I have a really large inventory and use a lot of tags to make collections (to show new in collections, to show in certain time of year, to set discounts on that specific group of products etc).

I would love to have a decent overview of used tags (A-Z, New-old etc) to see in what collection they are used and to see what products are in. (to kick some out for example that came in by copy-paste new products as all tags are copied with them).

There is no decent way to quickly get an overview of used tags just like you have an overview of products that you can sort and select to work with.

1 Like

There is no native way to do it but there can be a workaround and it’s not really as convenient as you might think haha.
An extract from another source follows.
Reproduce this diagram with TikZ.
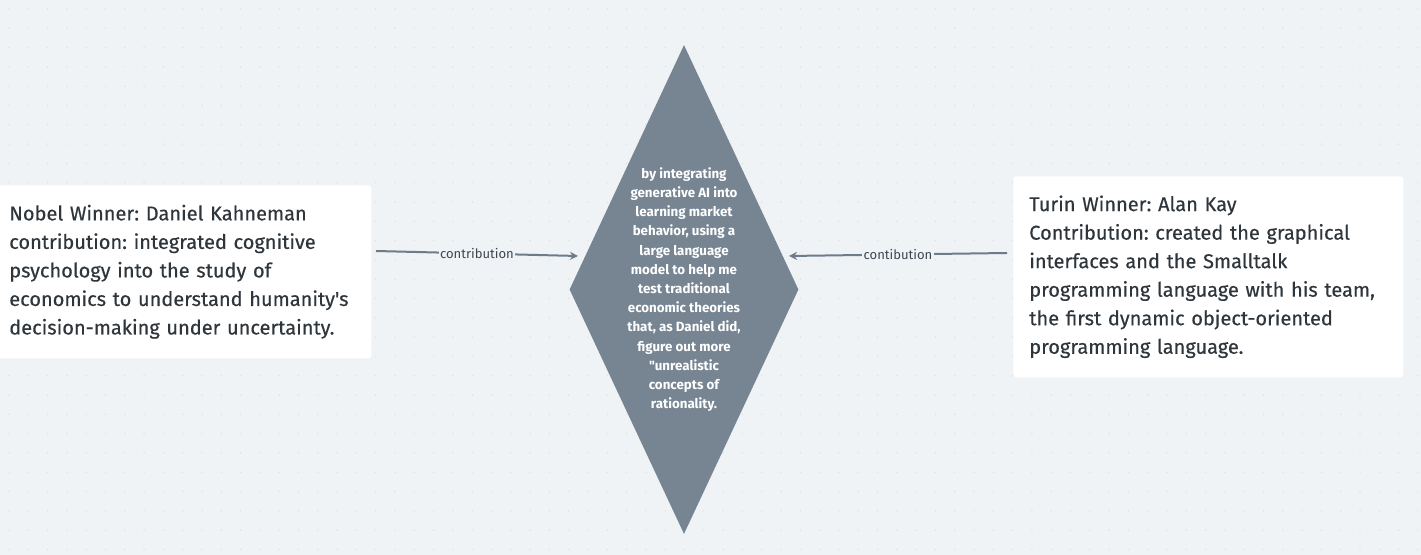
\documentclass[tikz,border=0pt]{standalone}
\usepackage{fontspec}
\setmainfont{Fira Sans}
\newfontfamily\cardfont{Fira Sans}[FakeBold=0.35]
\frenchspacing
\usetikzlibrary{shapes.geometric,arrows.meta}
\definecolor{bgc}{HTML}{F0F3F6}
\definecolor{dotc}{HTML}{DCE1E6}
\definecolor{diac}{HTML}{778593}
\definecolor{arrc}{HTML}{6E7B8A}
\definecolor{txtc}{HTML}{2E353B}
\definecolor{lblc}{HTML}{3E4750}
\tikzset{
  card/.style={draw=none, fill=white, rounded corners=2.25pt, align=left, anchor=north west,
    font=\cardfont\fontsize{15pt}{21.4pt}\selectfont, text=txtc, inner ysep=0pt},
  conn/.style={draw=arrc, line width=1.5pt, -{Stealth[length=6pt,width=6pt]}},
  clabel/.style={fill=bgc, text=lblc, font=\fontsize{9.8pt}{10pt}\selectfont, inner sep=1.1pt},
  diatext/.style={text=white, align=center, font=\bfseries\fontsize{10pt}{14.4pt}\selectfont}
}
\begin{document}
\begin{tikzpicture}[x=0.75pt,y=-0.75pt]
\fill[bgc] (0,0) rectangle (1421,555);
\useasboundingbox (0,0) rectangle (1421,555);
\foreach \i in {0,...,73}{\foreach \j in {0,...,28}{\fill[dotc] (9+\i*19.3,9+\j*19.3) circle (0.6pt);}}
% diamond
\node[diamond, fill=diac, minimum width=171.75pt, minimum height=366.75pt, inner sep=0pt] (d) at (684,289.5) {};
\node[diatext] (dt) at (684,289.5) {by integrating\\generative AI into\\learning market\\behavior, using a\\large language\\model to help me\\test traditional\\economic theories\\that, as Daniel did,\\figure out more\\\textquotedbl unrealistic\\concepts of\\rationality.};
% left card
\node[card, minimum width=282.75pt, minimum height=129.75pt, text width=260.25pt, inner xsep=11.25pt] (nobel) at (-6,185)
  {Nobel Winner: Daniel Kahneman\\contribution: integrated cognitive\\psychology into the study of\\economics to understand humanity's\\decision-making under uncertainty.};
% right card
\node[card, minimum width=292.5pt, minimum height=150.75pt, text width=268.5pt, inner xsep=12pt] (turing) at (1013,176)
  {Turin Winner: Alan Kay\\Contribution: created the graphical\\interfaces and the Smalltalk\\programming language with his team,\\the first dynamic object-oriented\\programming language.};
% connectors
\coordinate (l1) at (376,251);
\coordinate (l2) at (578,256);
\coordinate (r1) at (1007,253);
\coordinate (r2) at (789,256);
\draw[conn] (l1) -- node[clabel] {contribution} (l2);
\draw[conn] (r1) -- node[clabel] {contibution} (r2);
\end{tikzpicture}
\end{document}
  1. You could extract these tags by downloading your products csv and filtering out the unique tags in the tags column.
  2. The next step would be to export a csv with all the collections using a tool like matrixify
  3. Have a dev/AI write a small application using node.js or python that checks all the columns in your collections csv and checks if there’s a tag rule inside the rules columns, then writes that down in a csv or doc that tag X is being used in Y collection and also a column that just prints out that tags.
  4. Compare the tags csv we got in step 1 with the csv in the last step and filter out the unused tags.
  5. Now these are just the tags that aren’t being used in collections. Tags are also used in themes and by apps but if you think most of your tags are used in smart collections, this could be a starting point and you can start maintaining your tags after this.